Certain essays don't fit my scheme, such as the "As I Please" columns, which appeared in the weekly Tribune, and Orwell's short commentaries on English cooking, sports, toads, and coal fires. I've included these partly for the sake of their obscurity, to satisfy the aficionado along with the amateur, and partly because they show how much of life interested him. He could savor and mine the trivial and become partisan about things that have nothing to do with politics. On every subject he took up, Orwell quickly hit the target of something essential, making an insight that would occur to no other writer and would still resonate over half a century later. And it's often a short step from these slighter works to the themes of his most famous books. For example, "As I Please, 16," which sentences to death certain overused political terms, is the germ of the great essay "Politics and the English Language," which in turn crystallizes much of the intellectual content behind the nightmare vision of 1984. Seeing the development of a writer's obsessions through his work is just one reason to read these two volumes of essays together.

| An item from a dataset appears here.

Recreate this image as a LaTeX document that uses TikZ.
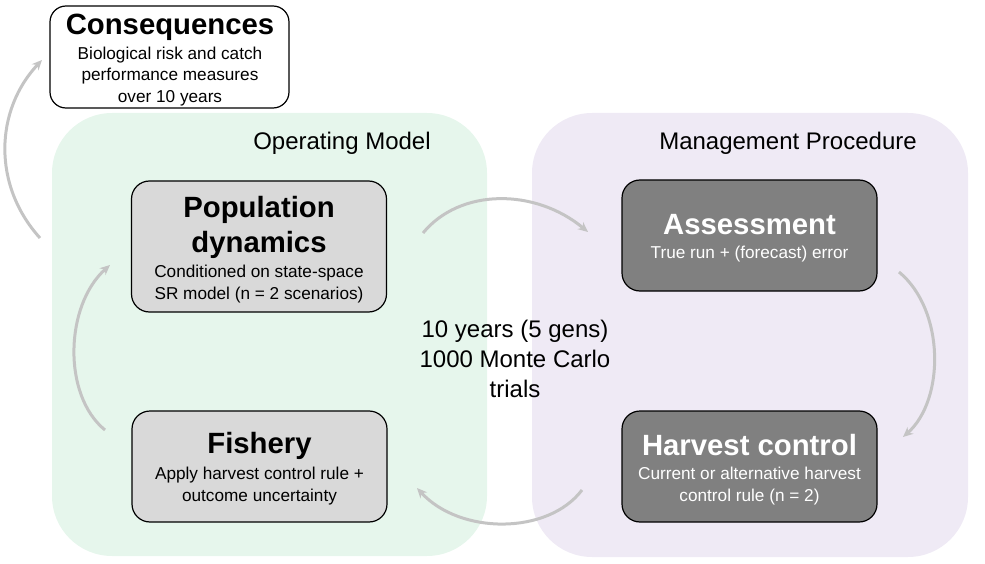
\documentclass[tikz,border=0pt]{standalone}
\usepackage{fontspec}
\setmainfont{Liberation Sans}
\usetikzlibrary{arrows.meta}
\definecolor{omgreen}{HTML}{E6F6EC}
\definecolor{mppurple}{HTML}{EFEAF5}
\definecolor{boxgray}{HTML}{D9D9D9}
\definecolor{boxdark}{HTML}{808080}
\definecolor{arrowgray}{HTML}{C4C4C4}
\tikzset{
  region/.style={draw=none, rounded corners=60pt, inner sep=0pt},
  lightbox/.style={draw=black, line width=1.2pt, fill=boxgray, rounded corners=18pt, inner sep=0pt, minimum width=255pt, minimum height=111pt},
  darkbox/.style={draw=black, line width=1.2pt, fill=boxdark, rounded corners=18pt, inner sep=0pt, minimum width=255pt, minimum height=111pt},
  titletext/.style={font=\fontsize{29.3}{35}\selectfont\bfseries, align=center, inner sep=0pt},
  subtext/.style={font=\fontsize{17.2}{21.5}\selectfont, align=center, inner sep=0pt},
  regionlabel/.style={font=\fontsize{24}{28}\selectfont, inner sep=0pt},
  flow/.style={draw=arrowgray, line width=3pt, -{Stealth[length=10pt,width=9pt]}},
}
\begin{document}
\begin{tikzpicture}[x=1pt,y=-1pt]
\useasboundingbox (0,0) rectangle (985,564);
% regions
\node[region, fill=omgreen, minimum width=435pt, minimum height=443pt] (om) at (269.5,334.5) {};
\node[region, fill=mppurple, minimum width=436pt, minimum height=444pt] (mp) at (750,335) {};
\node[regionlabel] (omlabel) at (342,143) {Operating Model};
\node[regionlabel] (mplabel) at (788,143) {Management Procedure};
% consequences
\node[draw=black, line width=1.2pt, fill=white, rounded corners=16pt, minimum width=239pt, minimum height=102pt, inner sep=0pt] (cons) at (169.5,57) {};
\node[titletext] (constitle) at (170,27) {Consequences};
\node[subtext] (conssub) at (170,76.5) {Biological risk and catch\\performance measures\\over 10 years};
% population dynamics
\node[lightbox, minimum height=131pt] (pop) at (259,246.5) {};
\node[titletext] (poptitle) at (259,227) {Population\\dynamics};
\node[subtext] (popsub) at (259,284) {Conditioned on state-space\\SR model (n = 2 scenarios)};
% fishery
\node[lightbox] (fish) at (259.5,466.5) {};
\node[titletext] (fishtitle) at (259.5,446) {Fishery};
\node[subtext] (fishsub) at (259.5,486) {Apply harvest control rule +\\outcome uncertainty};
% assessment
\node[darkbox] (assess) at (749.5,235.5) {};
\node[titletext, text=white] (assesstitle) at (749.5,225) {Assessment};
\node[subtext, text=white] (assesssub) at (749.5,254) {True run + (forecast) error};
% harvest control
\node[darkbox] (hcr) at (749.5,466.5) {};
\node[titletext, text=white] (hcrtitle) at (749.5,445) {Harvest control};
\node[subtext, text=white] (hcrsub) at (749.5,486) {Current or alternative harvest\\control rule (n = 2)};
% centre text
\node[font=\fontsize{24}{30}\selectfont, align=center, inner sep=0pt] (centre) at (515,359) {10 years (5 gens)\\1000 Monte Carlo\\trials};
% arrows
\coordinate (c1s) at (40,238); \coordinate (c1e) at (42,60);
\coordinate (c2s) at (105,430); \coordinate (c2e) at (110,265);
\coordinate (c3s) at (423,233); \coordinate (c3e) at (588,232);
\coordinate (c4s) at (899,272); \coordinate (c4e) at (903,437);
\coordinate (c5s) at (582,490); \coordinate (c5e) at (417,488);
\draw[flow] (c1s) .. controls (-8,185) and (-5,110) .. (c1e);
\draw[flow] (c2s) .. controls (62,395) and (65,305) .. (c2e);
\draw[flow] (c3s) .. controls (460,188) and (535,188) .. (c3e);
\draw[flow] (c4s) .. controls (945,310) and (945,400) .. (c4e);
\draw[flow] (c5s) .. controls (548,535) and (460,535) .. (c5e);
\end{tikzpicture}
\end{document}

A generation of students has gone to school on the banal truth that all literature is "constructed," and learned to scoff at the notion that words on the page might express something essentially authentic about the writer. The usefulness of this insight runs up against its limits when you pick up Orwell's essays. Open these books anywhere and you encounter the same voice. Orwell always sounds like Orwell: readier to fight than most writers, toughened but also deepened by hard, largely self-inflicted experience, able to zero in on what's essential about a poem or a politician or a memory, unsurprised without being cynical, principled without being priggish, direct and yet slightly reserved. It is not a clever or inventive voice, and occasionally it can sound a bit pedestrian. It doesn't seduce and exhaust you with literary dazzle; it persuades you with the strength of its prose and the soundness of its judgment. Exactly what relation this voice has to the private individual born with the name Eric Arthur Blair is unknowable. Within the confines of these pages, its integrity is consistent and enduring.

A career like Orwell's would be difficult to undertake today. There is too much specialization in writing, too little genuine independence, and not much room in the major newspapers and magazines for strongly individual essays. It was hard enough to make a living as an essay writer when Orwell was alive—in 1944, one of his most prolific years as an essayist, he earned less than six hundred pounds for his one hundred thousand words—and much harder now. Yet for any young writer willing to try, these essays don't merely survive as historical artifacts and literary masterpieces. In his openness to the world and his insistence on being true to himself, Orwell's essays show readers and writers of any era what it means to live by the vocation.

—GEORGE PACKER

INTRODUCTION

By George Packer

ORWELL'S writing began with essays, and his essays began with experience. Before Burmese Days there was "A Hanging," and before "A Hanging" there were "five boring years within the sound of bugles" as a colonial policeman in Burma. Before Down and Out in Paris and London there was "The Spike," and before "The Spike" there were months spent incognito as a dishwasher and tramp.